*DIRECTIVE:* Exactly repeat the material, dropping every picture from the copy.
╔══
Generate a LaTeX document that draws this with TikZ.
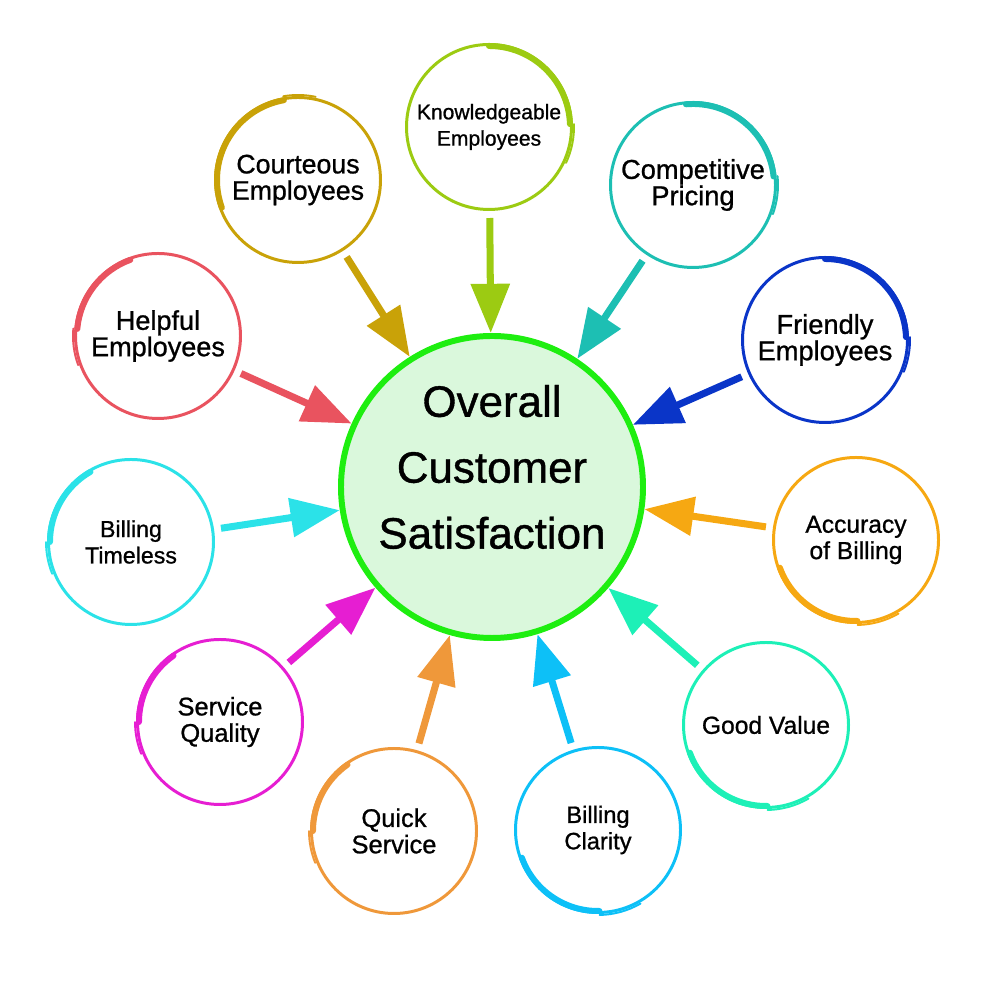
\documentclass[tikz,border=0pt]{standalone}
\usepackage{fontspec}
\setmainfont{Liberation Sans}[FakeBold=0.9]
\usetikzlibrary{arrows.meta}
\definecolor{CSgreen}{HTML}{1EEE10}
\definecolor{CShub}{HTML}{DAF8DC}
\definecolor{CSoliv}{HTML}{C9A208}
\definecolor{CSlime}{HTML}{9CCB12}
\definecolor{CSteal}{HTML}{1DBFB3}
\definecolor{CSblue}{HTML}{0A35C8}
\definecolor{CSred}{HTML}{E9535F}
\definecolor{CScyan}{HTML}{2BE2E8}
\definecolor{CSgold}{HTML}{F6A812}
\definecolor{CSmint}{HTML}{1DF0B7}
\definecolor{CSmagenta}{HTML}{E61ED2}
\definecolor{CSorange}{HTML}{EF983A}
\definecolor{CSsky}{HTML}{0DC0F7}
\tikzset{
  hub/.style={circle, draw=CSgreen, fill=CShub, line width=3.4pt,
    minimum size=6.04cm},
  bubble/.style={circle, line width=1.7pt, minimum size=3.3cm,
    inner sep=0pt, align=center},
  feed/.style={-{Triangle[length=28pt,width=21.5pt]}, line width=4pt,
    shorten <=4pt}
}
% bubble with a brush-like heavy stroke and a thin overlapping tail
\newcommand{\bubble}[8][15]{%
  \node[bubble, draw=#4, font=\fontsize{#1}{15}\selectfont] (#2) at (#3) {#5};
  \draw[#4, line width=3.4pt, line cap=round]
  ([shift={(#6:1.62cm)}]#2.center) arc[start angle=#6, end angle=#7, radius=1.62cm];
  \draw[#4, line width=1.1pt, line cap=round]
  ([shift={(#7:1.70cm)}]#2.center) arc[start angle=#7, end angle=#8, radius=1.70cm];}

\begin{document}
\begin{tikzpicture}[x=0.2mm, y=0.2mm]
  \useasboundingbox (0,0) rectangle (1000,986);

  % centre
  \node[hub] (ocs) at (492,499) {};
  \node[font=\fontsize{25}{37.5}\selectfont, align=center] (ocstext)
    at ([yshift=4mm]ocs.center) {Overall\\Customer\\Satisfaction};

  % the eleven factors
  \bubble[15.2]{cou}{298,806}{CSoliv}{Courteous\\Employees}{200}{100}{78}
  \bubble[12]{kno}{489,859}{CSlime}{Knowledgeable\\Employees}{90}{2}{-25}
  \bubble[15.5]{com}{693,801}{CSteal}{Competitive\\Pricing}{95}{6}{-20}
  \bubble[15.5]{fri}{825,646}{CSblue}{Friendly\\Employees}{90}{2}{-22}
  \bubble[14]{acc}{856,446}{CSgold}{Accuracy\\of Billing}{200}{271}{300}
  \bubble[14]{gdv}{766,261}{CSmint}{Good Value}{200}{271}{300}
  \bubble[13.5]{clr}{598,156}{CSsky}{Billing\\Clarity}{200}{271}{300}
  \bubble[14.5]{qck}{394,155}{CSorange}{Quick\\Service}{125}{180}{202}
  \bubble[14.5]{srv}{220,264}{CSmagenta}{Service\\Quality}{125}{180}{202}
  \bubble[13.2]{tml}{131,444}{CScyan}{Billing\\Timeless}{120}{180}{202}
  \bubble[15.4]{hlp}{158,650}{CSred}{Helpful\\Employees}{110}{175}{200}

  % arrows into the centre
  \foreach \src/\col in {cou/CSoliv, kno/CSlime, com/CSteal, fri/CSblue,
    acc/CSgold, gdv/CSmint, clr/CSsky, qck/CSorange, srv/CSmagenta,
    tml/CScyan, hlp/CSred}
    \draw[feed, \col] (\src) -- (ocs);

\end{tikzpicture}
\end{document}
╚══
*EXERCISE ANSWER:*
Generate a LaTeX document that draws this with TikZ.
\documentclass[tikz,border=0pt]{standalone}
\usepackage{fontspec}
\setmainfont{Liberation Sans}[FakeBold=0.9]
\usetikzlibrary{arrows.meta}
\definecolor{CSgreen}{HTML}{1EEE10}
\definecolor{CShub}{HTML}{DAF8DC}
\definecolor{CSoliv}{HTML}{C9A208}
\definecolor{CSlime}{HTML}{9CCB12}
\definecolor{CSteal}{HTML}{1DBFB3}
\definecolor{CSblue}{HTML}{0A35C8}
\definecolor{CSred}{HTML}{E9535F}
\definecolor{CScyan}{HTML}{2BE2E8}
\definecolor{CSgold}{HTML}{F6A812}
\definecolor{CSmint}{HTML}{1DF0B7}
\definecolor{CSmagenta}{HTML}{E61ED2}
\definecolor{CSorange}{HTML}{EF983A}
\definecolor{CSsky}{HTML}{0DC0F7}
\tikzset{
  hub/.style={circle, draw=CSgreen, fill=CShub, line width=3.4pt,
    minimum size=6.04cm},
  bubble/.style={circle, line width=1.7pt, minimum size=3.3cm,
    inner sep=0pt, align=center},
  feed/.style={-{Triangle[length=28pt,width=21.5pt]}, line width=4pt,
    shorten <=4pt}
}
% bubble with a brush-like heavy stroke and a thin overlapping tail
\newcommand{\bubble}[8][15]{%
  \node[bubble, draw=#4, font=\fontsize{#1}{15}\selectfont] (#2) at (#3) {#5};
  \draw[#4, line width=3.4pt, line cap=round]
  ([shift={(#6:1.62cm)}]#2.center) arc[start angle=#6, end angle=#7, radius=1.62cm];
  \draw[#4, line width=1.1pt, line cap=round]
  ([shift={(#7:1.70cm)}]#2.center) arc[start angle=#7, end angle=#8, radius=1.70cm];}

\begin{document}
\begin{tikzpicture}[x=0.2mm, y=0.2mm]
  \useasboundingbox (0,0) rectangle (1000,986);

  % centre
  \node[hub] (ocs) at (492,499) {};
  \node[font=\fontsize{25}{37.5}\selectfont, align=center] (ocstext)
    at ([yshift=4mm]ocs.center) {Overall\\Customer\\Satisfaction};

  % the eleven factors
  \bubble[15.2]{cou}{298,806}{CSoliv}{Courteous\\Employees}{200}{100}{78}
  \bubble[12]{kno}{489,859}{CSlime}{Knowledgeable\\Employees}{90}{2}{-25}
  \bubble[15.5]{com}{693,801}{CSteal}{Competitive\\Pricing}{95}{6}{-20}
  \bubble[15.5]{fri}{825,646}{CSblue}{Friendly\\Employees}{90}{2}{-22}
  \bubble[14]{acc}{856,446}{CSgold}{Accuracy\\of Billing}{200}{271}{300}
  \bubble[14]{gdv}{766,261}{CSmint}{Good Value}{200}{271}{300}
  \bubble[13.5]{clr}{598,156}{CSsky}{Billing\\Clarity}{200}{271}{300}
  \bubble[14.5]{qck}{394,155}{CSorange}{Quick\\Service}{125}{180}{202}
  \bubble[14.5]{srv}{220,264}{CSmagenta}{Service\\Quality}{125}{180}{202}
  \bubble[13.2]{tml}{131,444}{CScyan}{Billing\\Timeless}{120}{180}{202}
  \bubble[15.4]{hlp}{158,650}{CSred}{Helpful\\Employees}{110}{175}{200}

  % arrows into the centre
  \foreach \src/\col in {cou/CSoliv, kno/CSlime, com/CSteal, fri/CSblue,
    acc/CSgold, gdv/CSmint, clr/CSsky, qck/CSorange, srv/CSmagenta,
    tml/CScyan, hlp/CSred}
    \draw[feed, \col] (\src) -- (ocs);

\end{tikzpicture}
\end{document}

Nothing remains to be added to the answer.